Sunday, June 29, 2008

Nature Deficit Disorder

I took the baby for a long walk yesterday. I felt the need to get out "in nature" - I was reading a book about camping in the Alaskan wilderness, and just wanted to be out somewhere quiet, in the cathedral-like gloom of a forest, with no one else around. The closest I could find was an old closed-off road that goes through a park. Technically pedestrians aren't supposed to go back there but it was the only woodland within walking distance of our apartment. So I headed down the road carrying the baby in the Snugli. Little birds flitted across the path in front of us. The wind shifted the trees overhead, making the patches of shadows dance. I thought about "the need to be versed in country things" and hoped that as we walked she might absorb some of the peacefulness of the setting and somewhere in her subconscious a love for solitude and nature might be sparked.
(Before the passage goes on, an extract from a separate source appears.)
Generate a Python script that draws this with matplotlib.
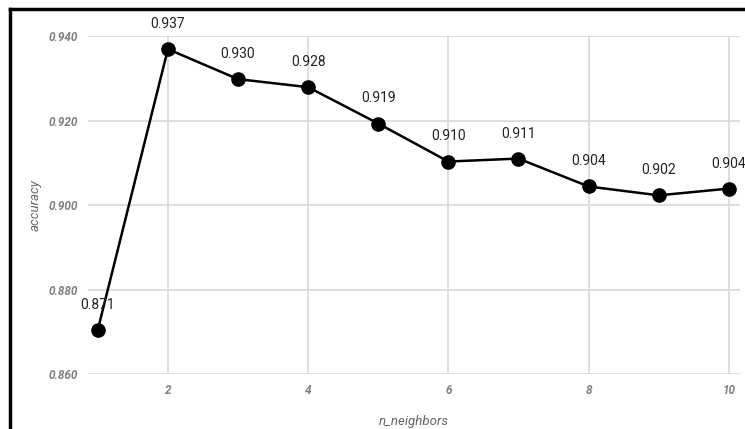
import matplotlib.pyplot as plt
from matplotlib.lines import Line2D

n_neighbors = [1, 2, 3, 4, 5, 6, 7, 8, 9, 10]
accuracy = [0.8705, 0.9369, 0.9298, 0.9279, 0.9193, 0.9103, 0.9110, 0.9044, 0.9023, 0.9039]
labels = ["0.871", "0.937", "0.930", "0.928", "0.919", "0.910", "0.911", "0.904", "0.902", "0.904"]
x_ticks = [2, 4, 6, 8, 10]
y_ticks = [0.860, 0.880, 0.900, 0.920, 0.940]

plt.rcParams["font.family"] = ["Roboto", "DejaVu Sans"]

fig = plt.figure(figsize=(7.45, 4.29), dpi=100)
ax = fig.add_axes([0.118, 0.128, 0.875, 0.788])

ax.plot(n_neighbors, accuracy, color="black", linewidth=1.8, marker="o",
        markersize=9.5, zorder=3)
for x, y, s in zip(n_neighbors, accuracy, labels):
    ax.annotate(s, (x, y), xytext=(0, 13), textcoords="offset points",
                ha="center", va="bottom", fontsize=10, color="#222222",
                annotation_clip=False)

ax.set_xlim(0.859, 10.157)
ax.set_ylim(0.86, 0.94)
ax.set_xticks(x_ticks)
ax.set_yticks(y_ticks)
ax.set_yticklabels([f"{v:.3f}" for v in y_ticks])
ax.grid(True, color="#d9d9d9", linewidth=1.2)
ax.set_axisbelow(True)
for side in ax.spines.values():
    side.set_visible(False)
ax.tick_params(length=0, pad=7, labelsize=8.5, labelcolor="#808080")
for t in ax.get_xticklabels() + ax.get_yticklabels():
    t.set_fontstyle("italic")
    t.set_fontweight("bold")

ax.set_xlabel("n_neighbors", fontsize=9.5, color="#666666", style="italic", labelpad=13)
ax.set_ylabel("accuracy", fontsize=9.5, color="#666666", style="italic", labelpad=5)

# frame on left and top edges
fig.add_artist(Line2D([10 / 745, 10 / 745], [0, 1 - 9 / 429], color="black",
                      linewidth=2.5, transform=fig.transFigure))
fig.add_artist(Line2D([10 / 745, 1], [1 - 9 / 429, 1 - 9 / 429], color="black",
                      linewidth=2.5, transform=fig.transFigure))

fig.savefig("out.png", dpi=100)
But five minutes into our walk there were things I couldn't tune out any more. Like the persistent honking of traffic from the highway next to us. And the regular pounding of hammers from a crew of roofers nearby, followed by the buzz of jackhammers from a construction site that we passed a little later. And the glimpses of houses on both sides through the trees. And the strong reek of raw sewage that apparently the city dumps directly into the creek (are they allowed to do that? really?). As the path dipped under an overpass, I saw a couple of orange construction cones and a sign that warned that this was a lead removal area, and that eating and drinking were forbidden. We kept walking, but we couldn't get away from it all. At all. I then began to worry that at this formative stage the baby might learn to associate woodland with the stink of sewage, and would grow up to hate nature.

Maybe we should move to the country. If we can find some place in the country with decent schools, liberal politics, and no confinement agriculture facilities nearby.